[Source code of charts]
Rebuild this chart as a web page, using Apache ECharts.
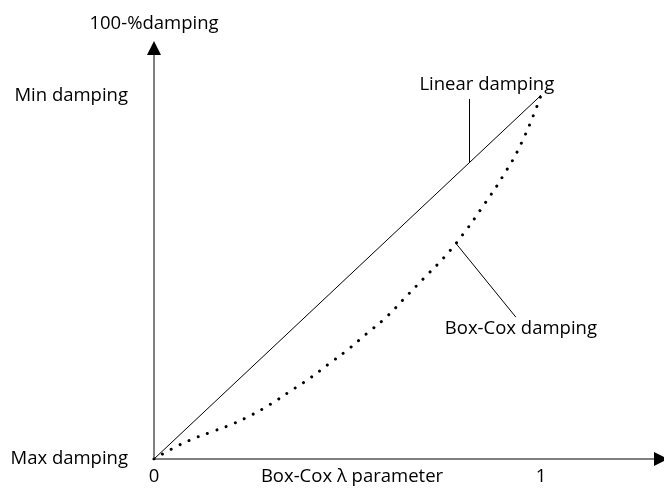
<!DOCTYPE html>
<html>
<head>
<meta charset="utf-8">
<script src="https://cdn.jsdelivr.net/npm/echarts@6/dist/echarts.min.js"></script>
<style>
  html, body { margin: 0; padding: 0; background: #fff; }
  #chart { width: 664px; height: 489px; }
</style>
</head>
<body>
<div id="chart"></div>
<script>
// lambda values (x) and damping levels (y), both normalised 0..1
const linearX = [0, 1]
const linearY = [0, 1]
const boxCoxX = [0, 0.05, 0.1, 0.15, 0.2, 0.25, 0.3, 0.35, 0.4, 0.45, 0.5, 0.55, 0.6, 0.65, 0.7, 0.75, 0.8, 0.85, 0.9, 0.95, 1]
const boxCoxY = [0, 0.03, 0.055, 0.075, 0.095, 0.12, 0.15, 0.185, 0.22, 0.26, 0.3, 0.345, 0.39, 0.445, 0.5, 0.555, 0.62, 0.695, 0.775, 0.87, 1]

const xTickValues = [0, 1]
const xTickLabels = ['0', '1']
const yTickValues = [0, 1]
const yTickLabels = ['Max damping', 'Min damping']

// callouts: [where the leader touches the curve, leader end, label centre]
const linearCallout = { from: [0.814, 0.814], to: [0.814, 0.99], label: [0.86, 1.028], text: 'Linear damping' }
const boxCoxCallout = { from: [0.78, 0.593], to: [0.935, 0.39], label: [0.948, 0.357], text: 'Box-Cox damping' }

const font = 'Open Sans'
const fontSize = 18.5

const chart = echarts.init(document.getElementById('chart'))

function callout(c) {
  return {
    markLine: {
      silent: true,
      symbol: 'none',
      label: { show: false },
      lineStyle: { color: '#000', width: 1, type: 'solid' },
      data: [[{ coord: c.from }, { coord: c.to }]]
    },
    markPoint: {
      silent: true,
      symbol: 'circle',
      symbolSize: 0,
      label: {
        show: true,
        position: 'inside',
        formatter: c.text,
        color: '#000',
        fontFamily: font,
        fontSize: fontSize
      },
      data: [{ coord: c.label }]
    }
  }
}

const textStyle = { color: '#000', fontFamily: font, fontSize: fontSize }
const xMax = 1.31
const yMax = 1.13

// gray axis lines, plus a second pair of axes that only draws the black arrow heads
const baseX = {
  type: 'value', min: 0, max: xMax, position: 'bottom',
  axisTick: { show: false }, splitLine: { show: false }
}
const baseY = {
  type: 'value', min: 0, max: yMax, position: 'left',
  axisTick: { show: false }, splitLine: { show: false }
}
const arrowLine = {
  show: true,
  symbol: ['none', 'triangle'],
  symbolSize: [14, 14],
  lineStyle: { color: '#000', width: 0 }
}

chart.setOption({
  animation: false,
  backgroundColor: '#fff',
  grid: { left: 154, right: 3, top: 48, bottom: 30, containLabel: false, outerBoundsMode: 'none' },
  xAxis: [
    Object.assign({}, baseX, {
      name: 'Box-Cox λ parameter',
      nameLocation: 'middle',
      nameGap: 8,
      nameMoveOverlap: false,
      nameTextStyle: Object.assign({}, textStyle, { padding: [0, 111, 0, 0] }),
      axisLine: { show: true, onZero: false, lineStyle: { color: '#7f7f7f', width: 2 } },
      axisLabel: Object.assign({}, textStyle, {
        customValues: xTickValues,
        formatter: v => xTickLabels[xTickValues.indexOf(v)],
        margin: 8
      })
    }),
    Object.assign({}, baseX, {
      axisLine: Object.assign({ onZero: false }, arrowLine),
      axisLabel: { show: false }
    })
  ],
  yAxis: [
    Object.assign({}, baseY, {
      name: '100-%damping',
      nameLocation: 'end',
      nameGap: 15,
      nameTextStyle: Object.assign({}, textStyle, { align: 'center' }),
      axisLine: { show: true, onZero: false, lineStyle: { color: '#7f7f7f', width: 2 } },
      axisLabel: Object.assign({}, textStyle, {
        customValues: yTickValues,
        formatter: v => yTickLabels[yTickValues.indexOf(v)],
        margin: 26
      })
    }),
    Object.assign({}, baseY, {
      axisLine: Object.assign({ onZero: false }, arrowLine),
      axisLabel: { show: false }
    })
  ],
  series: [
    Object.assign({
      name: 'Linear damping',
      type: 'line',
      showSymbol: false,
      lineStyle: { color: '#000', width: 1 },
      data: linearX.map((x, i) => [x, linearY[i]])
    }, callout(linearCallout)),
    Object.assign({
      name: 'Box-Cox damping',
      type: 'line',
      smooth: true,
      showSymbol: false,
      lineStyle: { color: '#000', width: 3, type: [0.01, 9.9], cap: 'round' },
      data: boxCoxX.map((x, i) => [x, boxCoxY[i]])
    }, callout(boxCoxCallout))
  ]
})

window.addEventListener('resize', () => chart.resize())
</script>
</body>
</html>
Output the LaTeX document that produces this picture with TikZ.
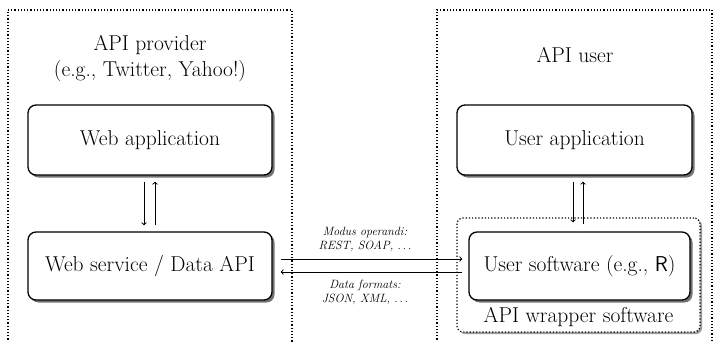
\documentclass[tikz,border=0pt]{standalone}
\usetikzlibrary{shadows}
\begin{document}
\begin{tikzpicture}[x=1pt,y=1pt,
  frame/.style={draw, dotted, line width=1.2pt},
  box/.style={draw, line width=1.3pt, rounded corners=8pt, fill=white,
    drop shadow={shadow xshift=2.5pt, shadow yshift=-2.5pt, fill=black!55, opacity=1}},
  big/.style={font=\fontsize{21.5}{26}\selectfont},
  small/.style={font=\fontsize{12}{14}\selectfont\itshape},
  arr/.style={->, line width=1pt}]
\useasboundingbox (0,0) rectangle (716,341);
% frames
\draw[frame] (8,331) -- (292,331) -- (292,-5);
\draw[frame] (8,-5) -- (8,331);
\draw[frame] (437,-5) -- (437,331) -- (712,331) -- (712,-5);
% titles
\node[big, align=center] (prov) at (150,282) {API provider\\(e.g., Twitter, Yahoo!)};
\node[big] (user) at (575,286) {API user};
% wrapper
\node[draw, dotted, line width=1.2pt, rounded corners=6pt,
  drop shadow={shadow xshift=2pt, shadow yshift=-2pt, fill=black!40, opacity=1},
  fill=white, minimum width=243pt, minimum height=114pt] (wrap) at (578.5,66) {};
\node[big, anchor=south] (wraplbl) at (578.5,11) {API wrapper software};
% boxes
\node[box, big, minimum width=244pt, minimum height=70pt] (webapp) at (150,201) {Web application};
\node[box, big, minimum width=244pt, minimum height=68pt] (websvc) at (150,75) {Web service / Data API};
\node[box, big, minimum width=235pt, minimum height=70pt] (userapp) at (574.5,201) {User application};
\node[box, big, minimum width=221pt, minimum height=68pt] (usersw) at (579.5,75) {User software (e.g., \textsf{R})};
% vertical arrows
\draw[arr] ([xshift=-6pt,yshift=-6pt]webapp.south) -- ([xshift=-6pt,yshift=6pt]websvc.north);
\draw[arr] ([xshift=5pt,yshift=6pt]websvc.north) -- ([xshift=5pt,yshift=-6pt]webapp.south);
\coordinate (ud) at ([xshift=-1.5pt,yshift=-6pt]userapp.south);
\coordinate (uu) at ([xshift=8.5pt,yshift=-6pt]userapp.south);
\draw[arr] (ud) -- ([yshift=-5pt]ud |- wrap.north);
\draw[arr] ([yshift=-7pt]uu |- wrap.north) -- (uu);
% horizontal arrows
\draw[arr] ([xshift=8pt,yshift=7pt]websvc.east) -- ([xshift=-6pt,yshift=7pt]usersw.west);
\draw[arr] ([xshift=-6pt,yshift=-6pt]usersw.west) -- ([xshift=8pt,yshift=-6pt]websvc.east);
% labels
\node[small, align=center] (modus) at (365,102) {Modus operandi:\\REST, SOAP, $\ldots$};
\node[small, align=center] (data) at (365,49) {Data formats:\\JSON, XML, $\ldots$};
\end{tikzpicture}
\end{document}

SHORT PROBLEM -> Every line is to be duplicated exactly, though pictures stay out.

EXERCISE RESULT ->
Rebuild this chart as a web page, using Apache ECharts.
<!DOCTYPE html>
<html>
<head>
<meta charset="utf-8">
<script src="https://cdn.jsdelivr.net/npm/echarts@6/dist/echarts.min.js"></script>
<style>
  html, body { margin: 0; padding: 0; background: #fff; }
  #chart { width: 664px; height: 489px; }
</style>
</head>
<body>
<div id="chart"></div>
<script>
// lambda values (x) and damping levels (y), both normalised 0..1
const linearX = [0, 1]
const linearY = [0, 1]
const boxCoxX = [0, 0.05, 0.1, 0.15, 0.2, 0.25, 0.3, 0.35, 0.4, 0.45, 0.5, 0.55, 0.6, 0.65, 0.7, 0.75, 0.8, 0.85, 0.9, 0.95, 1]
const boxCoxY = [0, 0.03, 0.055, 0.075, 0.095, 0.12, 0.15, 0.185, 0.22, 0.26, 0.3, 0.345, 0.39, 0.445, 0.5, 0.555, 0.62, 0.695, 0.775, 0.87, 1]

const xTickValues = [0, 1]
const xTickLabels = ['0', '1']
const yTickValues = [0, 1]
const yTickLabels = ['Max damping', 'Min damping']

// callouts: [where the leader touches the curve, leader end, label centre]
const linearCallout = { from: [0.814, 0.814], to: [0.814, 0.99], label: [0.86, 1.028], text: 'Linear damping' }
const boxCoxCallout = { from: [0.78, 0.593], to: [0.935, 0.39], label: [0.948, 0.357], text: 'Box-Cox damping' }

const font = 'Open Sans'
const fontSize = 18.5

const chart = echarts.init(document.getElementById('chart'))

function callout(c) {
  return {
    markLine: {
      silent: true,
      symbol: 'none',
      label: { show: false },
      lineStyle: { color: '#000', width: 1, type: 'solid' },
      data: [[{ coord: c.from }, { coord: c.to }]]
    },
    markPoint: {
      silent: true,
      symbol: 'circle',
      symbolSize: 0,
      label: {
        show: true,
        position: 'inside',
        formatter: c.text,
        color: '#000',
        fontFamily: font,
        fontSize: fontSize
      },
      data: [{ coord: c.label }]
    }
  }
}

const textStyle = { color: '#000', fontFamily: font, fontSize: fontSize }
const xMax = 1.31
const yMax = 1.13

// gray axis lines, plus a second pair of axes that only draws the black arrow heads
const baseX = {
  type: 'value', min: 0, max: xMax, position: 'bottom',
  axisTick: { show: false }, splitLine: { show: false }
}
const baseY = {
  type: 'value', min: 0, max: yMax, position: 'left',
  axisTick: { show: false }, splitLine: { show: false }
}
const arrowLine = {
  show: true,
  symbol: ['none', 'triangle'],
  symbolSize: [14, 14],
  lineStyle: { color: '#000', width: 0 }
}

chart.setOption({
  animation: false,
  backgroundColor: '#fff',
  grid: { left: 154, right: 3, top: 48, bottom: 30, containLabel: false, outerBoundsMode: 'none' },
  xAxis: [
    Object.assign({}, baseX, {
      name: 'Box-Cox λ parameter',
      nameLocation: 'middle',
      nameGap: 8,
      nameMoveOverlap: false,
      nameTextStyle: Object.assign({}, textStyle, { padding: [0, 111, 0, 0] }),
      axisLine: { show: true, onZero: false, lineStyle: { color: '#7f7f7f', width: 2 } },
      axisLabel: Object.assign({}, textStyle, {
        customValues: xTickValues,
        formatter: v => xTickLabels[xTickValues.indexOf(v)],
        margin: 8
      })
    }),
    Object.assign({}, baseX, {
      axisLine: Object.assign({ onZero: false }, arrowLine),
      axisLabel: { show: false }
    })
  ],
  yAxis: [
    Object.assign({}, baseY, {
      name: '100-%damping',
      nameLocation: 'end',
      nameGap: 15,
      nameTextStyle: Object.assign({}, textStyle, { align: 'center' }),
      axisLine: { show: true, onZero: false, lineStyle: { color: '#7f7f7f', width: 2 } },
      axisLabel: Object.assign({}, textStyle, {
        customValues: yTickValues,
        formatter: v => yTickLabels[yTickValues.indexOf(v)],
        margin: 26
      })
    }),
    Object.assign({}, baseY, {
      axisLine: Object.assign({ onZero: false }, arrowLine),
      axisLabel: { show: false }
    })
  ],
  series: [
    Object.assign({
      name: 'Linear damping',
      type: 'line',
      showSymbol: false,
      lineStyle: { color: '#000', width: 1 },
      data: linearX.map((x, i) => [x, linearY[i]])
    }, callout(linearCallout)),
    Object.assign({
      name: 'Box-Cox damping',
      type: 'line',
      smooth: true,
      showSymbol: false,
      lineStyle: { color: '#000', width: 3, type: [0.01, 9.9], cap: 'round' },
      data: boxCoxX.map((x, i) => [x, boxCoxY[i]])
    }, callout(boxCoxCallout))
  ]
})

window.addEventListener('resize', () => chart.resize())
</script>
</body>
</html>
Output the LaTeX document that produces this picture with TikZ.
\documentclass[tikz,border=0pt]{standalone}
\usetikzlibrary{shadows}
\begin{document}
\begin{tikzpicture}[x=1pt,y=1pt,
  frame/.style={draw, dotted, line width=1.2pt},
  box/.style={draw, line width=1.3pt, rounded corners=8pt, fill=white,
    drop shadow={shadow xshift=2.5pt, shadow yshift=-2.5pt, fill=black!55, opacity=1}},
  big/.style={font=\fontsize{21.5}{26}\selectfont},
  small/.style={font=\fontsize{12}{14}\selectfont\itshape},
  arr/.style={->, line width=1pt}]
\useasboundingbox (0,0) rectangle (716,341);
% frames
\draw[frame] (8,331) -- (292,331) -- (292,-5);
\draw[frame] (8,-5) -- (8,331);
\draw[frame] (437,-5) -- (437,331) -- (712,331) -- (712,-5);
% titles
\node[big, align=center] (prov) at (150,282) {API provider\\(e.g., Twitter, Yahoo!)};
\node[big] (user) at (575,286) {API user};
% wrapper
\node[draw, dotted, line width=1.2pt, rounded corners=6pt,
  drop shadow={shadow xshift=2pt, shadow yshift=-2pt, fill=black!40, opacity=1},
  fill=white, minimum width=243pt, minimum height=114pt] (wrap) at (578.5,66) {};
\node[big, anchor=south] (wraplbl) at (578.5,11) {API wrapper software};
% boxes
\node[box, big, minimum width=244pt, minimum height=70pt] (webapp) at (150,201) {Web application};
\node[box, big, minimum width=244pt, minimum height=68pt] (websvc) at (150,75) {Web service / Data API};
\node[box, big, minimum width=235pt, minimum height=70pt] (userapp) at (574.5,201) {User application};
\node[box, big, minimum width=221pt, minimum height=68pt] (usersw) at (579.5,75) {User software (e.g., \textsf{R})};
% vertical arrows
\draw[arr] ([xshift=-6pt,yshift=-6pt]webapp.south) -- ([xshift=-6pt,yshift=6pt]websvc.north);
\draw[arr] ([xshift=5pt,yshift=6pt]websvc.north) -- ([xshift=5pt,yshift=-6pt]webapp.south);
\coordinate (ud) at ([xshift=-1.5pt,yshift=-6pt]userapp.south);
\coordinate (uu) at ([xshift=8.5pt,yshift=-6pt]userapp.south);
\draw[arr] (ud) -- ([yshift=-5pt]ud |- wrap.north);
\draw[arr] ([yshift=-7pt]uu |- wrap.north) -- (uu);
% horizontal arrows
\draw[arr] ([xshift=8pt,yshift=7pt]websvc.east) -- ([xshift=-6pt,yshift=7pt]usersw.west);
\draw[arr] ([xshift=-6pt,yshift=-6pt]usersw.west) -- ([xshift=8pt,yshift=-6pt]websvc.east);
% labels
\node[small, align=center] (modus) at (365,102) {Modus operandi:\\REST, SOAP, $\ldots$};
\node[small, align=center] (data) at (365,49) {Data formats:\\JSON, XML, $\ldots$};
\end{tikzpicture}
\end{document}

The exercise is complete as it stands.